In economic terms, this means any carbon emissions pricing must take into account both the expected loss and the wide confidence interval (indicating the need to continue collecting data), as well as the cost to the planet of underestimating either. In reality, the appropriate price of carbon emissions will probably never be known. Like all pricing, it will adjust and fluctuate with changing circumstances and as more data become available.
Some may argue that it is premature to adopt such a risk-averse posture on carbon-emissions pricing. After all, if we don't know how climate change will unfold, is the cost of this conservatism really worth it in terms of what we will forgo today?
In fact, conservatism in pricing climate change is good public policy. The cost of being wrong — that is, not being conservative enough — potentially is unaffordable, not just for the plant and animal species that live on the planet, but also for humans. What if conflicts erupt as a result of changes prompted by climate change, such as access to freshwater?
People buy insurance on their homes, even though they can't predict when a natural disaster will strike — or if one will occur at all. But we all agree that the cost of such a disaster is unacceptably high should it happen. So we protect ourselves.
If people do this for their homes, why not do it for future generations and the planet ?
This is not the time to slowly ease onto the brake over multiple decades, as many policymakers have suggested. This is the time to brake hard. Such action, hopefully, over time, will prompt the price of carbon emissions to drop, along with the risk.
Society should not regard the act of filling the Earth's atmosphere with greenhouse gases lightly. Just as in the financial crisis, when the meltdown in value of the huge investments in risky mortgages unpredictably rippled into other markets, this global chemistry experiment also may spill over into uncontrollable environmental disasters, all compounded by time compression.
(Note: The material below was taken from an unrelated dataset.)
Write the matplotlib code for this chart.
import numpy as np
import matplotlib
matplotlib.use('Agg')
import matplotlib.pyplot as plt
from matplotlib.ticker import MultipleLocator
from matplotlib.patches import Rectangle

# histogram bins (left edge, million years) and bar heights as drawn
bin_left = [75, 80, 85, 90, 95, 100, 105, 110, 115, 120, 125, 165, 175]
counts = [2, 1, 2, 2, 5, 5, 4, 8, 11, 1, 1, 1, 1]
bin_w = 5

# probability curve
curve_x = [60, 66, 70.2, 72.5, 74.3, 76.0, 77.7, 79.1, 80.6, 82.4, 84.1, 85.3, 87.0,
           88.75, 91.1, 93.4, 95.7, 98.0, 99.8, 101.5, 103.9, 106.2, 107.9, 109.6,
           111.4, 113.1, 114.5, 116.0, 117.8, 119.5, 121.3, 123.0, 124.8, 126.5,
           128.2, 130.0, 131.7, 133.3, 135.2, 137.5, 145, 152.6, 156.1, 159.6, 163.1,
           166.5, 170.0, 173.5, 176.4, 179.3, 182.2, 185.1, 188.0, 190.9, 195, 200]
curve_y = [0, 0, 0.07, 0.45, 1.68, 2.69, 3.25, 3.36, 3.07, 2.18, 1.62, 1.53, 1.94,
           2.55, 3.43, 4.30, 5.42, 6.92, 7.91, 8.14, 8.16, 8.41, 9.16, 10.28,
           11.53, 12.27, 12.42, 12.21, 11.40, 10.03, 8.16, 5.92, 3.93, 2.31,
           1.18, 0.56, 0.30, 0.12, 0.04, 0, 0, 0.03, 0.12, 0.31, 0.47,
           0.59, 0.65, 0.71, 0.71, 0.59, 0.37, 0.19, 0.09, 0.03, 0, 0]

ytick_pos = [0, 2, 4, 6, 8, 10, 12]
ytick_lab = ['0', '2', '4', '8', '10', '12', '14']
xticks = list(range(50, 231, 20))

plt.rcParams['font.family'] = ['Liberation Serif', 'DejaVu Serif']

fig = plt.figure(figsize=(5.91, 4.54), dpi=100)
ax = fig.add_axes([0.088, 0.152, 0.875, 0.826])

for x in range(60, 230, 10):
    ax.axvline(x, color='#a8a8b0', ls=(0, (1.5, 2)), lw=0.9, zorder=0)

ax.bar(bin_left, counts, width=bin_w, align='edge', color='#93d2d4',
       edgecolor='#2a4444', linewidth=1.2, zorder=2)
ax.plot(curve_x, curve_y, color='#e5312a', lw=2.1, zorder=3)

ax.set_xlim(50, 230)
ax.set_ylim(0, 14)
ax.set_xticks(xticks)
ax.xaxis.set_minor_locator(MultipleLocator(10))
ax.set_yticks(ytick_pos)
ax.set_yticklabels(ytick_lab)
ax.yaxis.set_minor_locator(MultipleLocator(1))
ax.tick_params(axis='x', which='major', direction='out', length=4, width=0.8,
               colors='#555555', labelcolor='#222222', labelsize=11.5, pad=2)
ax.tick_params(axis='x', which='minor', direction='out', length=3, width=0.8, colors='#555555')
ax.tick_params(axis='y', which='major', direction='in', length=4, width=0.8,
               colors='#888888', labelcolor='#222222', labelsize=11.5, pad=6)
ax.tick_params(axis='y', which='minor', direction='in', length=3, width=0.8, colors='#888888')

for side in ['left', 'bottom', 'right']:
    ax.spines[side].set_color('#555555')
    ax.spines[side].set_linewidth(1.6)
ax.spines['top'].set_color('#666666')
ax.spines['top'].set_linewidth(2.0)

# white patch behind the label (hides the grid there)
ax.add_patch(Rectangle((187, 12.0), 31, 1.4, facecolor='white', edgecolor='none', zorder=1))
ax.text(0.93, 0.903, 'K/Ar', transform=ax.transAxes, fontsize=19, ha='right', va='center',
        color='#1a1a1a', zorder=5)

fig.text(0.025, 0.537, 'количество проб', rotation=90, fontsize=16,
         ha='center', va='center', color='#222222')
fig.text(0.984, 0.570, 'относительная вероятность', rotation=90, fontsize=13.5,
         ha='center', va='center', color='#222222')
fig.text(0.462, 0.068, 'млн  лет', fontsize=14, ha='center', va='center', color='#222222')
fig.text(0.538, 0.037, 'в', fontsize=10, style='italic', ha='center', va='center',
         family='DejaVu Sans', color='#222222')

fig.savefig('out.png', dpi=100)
Whether the price of emissions today should be low or high compared with future prices depends on whether society considers the risk of potential, and as yet unknown, environmental disasters. If society does not consider that risk, then the price should be lower today. This approach assumes that future generations will be just fine, and that they will spend whatever it takes to offset the consequences of climate change.
Be forewarned, however: Starting with a low price does not take into account the possibility that today's actions will lead to unexpected impacts, which create time compression and additional consequences impossible to reverse.
Make no mistake — this already is happening. Arctic ice is slowly disappearing. What we don't know, however, is the long-term consequences of this. Will such changes lead to a world less hospitable to human life, and if so, how bad will it be? No one really knows.
The danger of time compression caused by climate change is real — thus, society must immediately price the risk.
World governments must address these risks urgently. They must work in a concerted manner — consistent with their responsibilities to protect their populations and futures — to price carbon emissions sufficient for creating a meaningful margin of safety. Pricing should be high enough for society to feel confident enough that it can control the risk and develop viable alternative technologies.
Hopefully, there is plenty of capacity for the atmosphere to safely absorb the emissions that will come over the next several decades while cheaper alternative energy sources take over. Of course, there are no guarantees, just as with homeowners insurance. The question is, how much risk is society willing to assume on behalf of future generations?
Yes, there are serious challenges to implementing a carbon-pricing policy. It must be fair to developing nations, and take into account that some countries, hoping for a free ride, will not want to participate. This will require true statesmanship by world leaders to resolve. But complexity should not be an excuse for inaction.
After all, we may have less time than we think.